Identifier des sources d’appoint en eau adéquates pour le site d’Echassières

Les études menées depuis l’hiver 2022 par la société Antea ont pour objectif, entre autres, de localiser les cours d’eau ou les nappes souterraines dans lesquelles il serait possible de trouver les ressources nécessaires. « Afin de s'assurer de trouver une source d'eau suffisante et de ne pas perturber les capacités d'adaptation du milieu naturel, nous avons mené nos recherches sur un périmètre large, allant bien au-delà du massif de la Bosse » note Fabrice Frebourg.

La Sioule, rivière située à une vingtaine de kilomètres du site, répondrait à ces critères. «Les études, basées sur les informations fournies notamment par la Commission Locale de l’Eau (CLE) indiquent que nos besoins d’appoint représentent un millième du débit moyen de la Sioule » détaille Fabrice Frébourg. Et de nuancer : « Nous étudions aussi des solutions d'optimisation afin d’anticiper les épisodes les plus secs dans l'année. Une des pistes envisagées serait d’utiliser les réserves créées par ailleurs par les activités d’exploitation du kaolin. »

Alimentation en eaux usées du site de conversion du lithium à l’étude

La dernière étape du processus vise à passer du concentré de mica contenant du lithium à une poudre d’hydroxyde de lithium utilisable par les fabricants de batteries électriques. Entrent alors en œuvre des procédés de calcination, purification et cristallisation réalisés dans une usine de conversion.

L’eau étant également indispensable au processus de conversion, Imerys étudie toutes les solutions d’approvisionnement compatibles avec un usage raisonné des ressources naturelles. « D’après les premières estimations basées sur les tests en laboratoire, la consommation d’eau nette devrait se situer autour de 50 m3 par heure, soit environ 400 000 m3 par an », estime Fabrice Frébourg. « Une des pistes que nous étudions actuellement est  celle du recyclage des eaux grises provenant des stations d’épuration. On éviterait ainsi de nouveaux prélèvements dans les milieux naturels. De plus, les rejets après traitement réintégreront ensuite les cours d’eau en répondant aux normes strictes en vigueur. Pour ces raisons, la réutilisation de ces eaux usées traitées (REUT) est une solution à la fois innovante et porteuse d’avenir, qui a vocation à se généraliser de plus en plus en France dans le secteur industriel. »
Ces propos confirment la volonté d’Imerys de conduire un projet qui prenne au maximum en compte les enjeux cruciaux liés à la gestion de l’eau.
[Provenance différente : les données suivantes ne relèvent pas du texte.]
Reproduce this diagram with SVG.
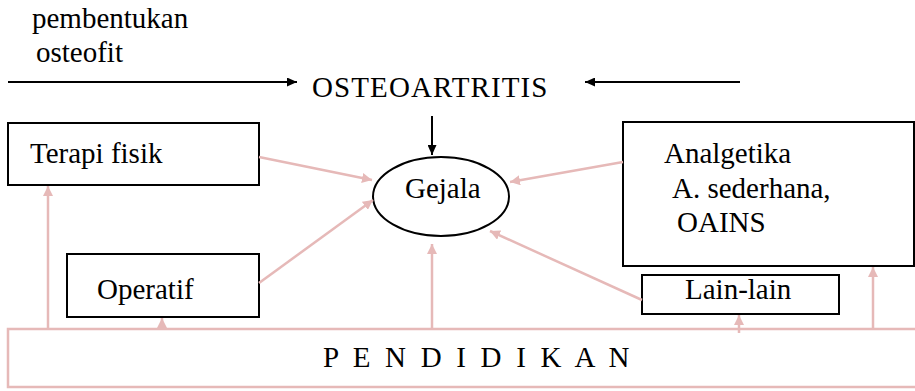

Les premières conclusions des études en cours sur ce thème devraient être finalisées avant la fin 2023.

Le site de conversion du lithium du projet EMILI pourrait être alimenté en eaux usées par une station d’épuration pour éviter des prélèvements en milieu naturel.

Le site de conversion du lithium du projet EMILI pourrait être alimenté en eaux usées par une station d’épuration pour éviter des prélèvements en milieu naturel.

Quelle consommation globale en eau pour le projet de lithium EMILI?

De manière globale, la consommation d’eau sur l’ensemble du procédé serait tout à fait comparable à nombre d'autres activités industrielles en France. Pour rappel, la consommation d’eau de l’industrie représente moins de 5 % de la consommation totale d’eau en France. En supposant que la production d'une tonne d'hydroxyde de lithium nécessite une consommation brute de 65 m3 d'eau (hypothèse tenant compte du traitement des eaux usées d'une station d’épuration pour la conversion), la production d'une batterie pour véhicule électrique entraînerait une consommation équivalente à celle d’un foyer de quatre personnes pendant 4 jours. Sans oublier que cette batterie sera utilisée pendant 10 ans, voire davantage si elle est recyclée. Ce niveau de consommation d’eau est aussi 5 à 15 fois moins que l’eau nécessaire pour la production de lithium dans les salars sud-américains (étendue naturelle de sels -principalement du chlorure de sodium- pouvant être totalement ou partiellement recouverte d'une petite couche d'eau).